No peace talks with gangsters
But consensus grows that police-backed truces have value
Deputy Commissioner Fitz Bailey has shot down a state minister’s suggestion for the Police High Command to negotiate with gangsters amid a 6.3 per cent increase in murders. Bailey, who heads the crime portfolio in the Jamaica Constabulary Force,...
Deputy Commissioner Fitz Bailey has shot down a state minister’s suggestion for the Police High Command to negotiate with gangsters amid a 6.3 per cent increase in murders.
Bailey, who heads the crime portfolio in the Jamaica Constabulary Force, has the backing of National Security Minister Dr Horace Chang, who also poured cold water on the proposal, declaring that the Government would not sit with criminals.
However, State Minister Homer Davis’ compromise talks have found favour with Justice Minister Delroy Chuck and deputy chairman of the Peace Management Initiative (PMI), Horace Levy, who both suggested that gangsters be given space to discuss deep-seated grievances among themselves to quell rifts.
“We can’t appease criminals. We don’t do that. Criminals must be brought before the court and given their time to present their side of the story and justice must triumph over every criminal activity,” Bailey said in a Gleaner interview on Thursday following a tour of the Criminal Records Office in Kingston with Chang.
“Divisional commanders have their own strategies that they use in terms of community engagement, but I am not of the view that as an organisation, we should, in a calculated way, meet with persons as a group who we know are engaged in criminal activities,” the deputy commissioner added.

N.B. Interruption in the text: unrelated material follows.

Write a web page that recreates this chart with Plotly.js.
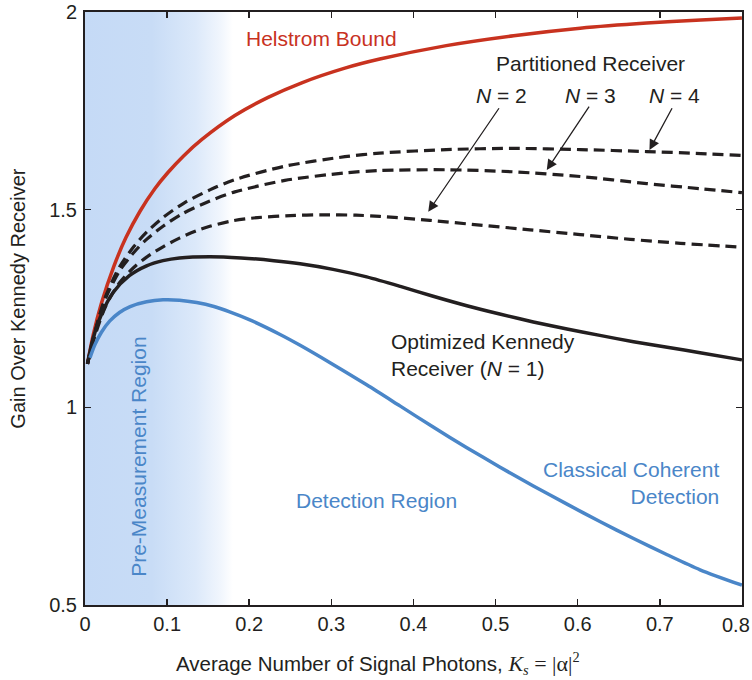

That admission indicated a more complex understanding of police policy – hardline denunciation of compromise but a realpolitik that winks at cops on the ground who seek to pacify conflicts.
Lamenting the wave of violence in St James, which has recorded a 33 per cent increase in murders up to June 6, Davis said at the weekend that he has agonised over the state of crime in the parish, where he and Chang are members of parliament.
The Observer reported Davis as saying that it was time for the police to summon the gangsters, enquire about their grouses, and work towards a solution.
But the security minister was firm in his dismissal of his colleague’s suggestion in an interview with journalists.
“I don’t negotiate with criminals. I cannot negotiate with killers,” Chang, who is running the Government in the absence of Prime Minister Andrew Holness, declared Thursday.
“Killers, we look for evidence, apprehend them, and lock them up,” he said, noting, however, that Davis had a right to his opinion.
That caveat appeared to reduce the relevance of Davis’ remark, hinting that it would not have the backing of the Cabinet.
On Thursday, Chuck told The Gleaner that while he was not “fully” in support of Davis’ view, a mechanism must be found to facilitate peace talks between rival gangsters.
“To the extent that there is the Ministers’ Fraternal, the political directorate, the police, the community, if the gangsters could get the opportunity to sit and work out their differences, then there could be a significant reduction in the conflicts and bloodshed,” he noted.
Chuck said that he used a similar strategy in the once crime-plagued Grants Pen community in his St Andrew North Eastern constituency, which he represents in the House of Representatives.
“As you can see, for the past 20 or more years, Grants Pen has been a fairly peaceful community,” he said.
Meanwhile, Levy, who was integral in the signing of a 2008 peace treaty in August Town, St Andrew, said he was not sold on the police negotiating with criminals but noted that a space must be created for pragmatic negotiations.
But he cautioned that this would only work for second-tier criminals affiliated with gangs.
“It’s better than the present situation that they have and the present effort,” Levy said of Davis’ suggestion.
He said, on the one hand, there are serious criminals who hire contract killers, trade drugs internationally, and extort on a large scale who cannot be reined in exception through prosecution.
Conversely, he said that there are others who do not have criminal intentions but engage in warfare because of an endemic culture of violence.
“Those are the ones who can be brought together and sat down with an intermediary body like the PMI or church group,” said Levy.
“The police don’t have that social function. You can’t lug the two groups together into one basket and treat them the same way.”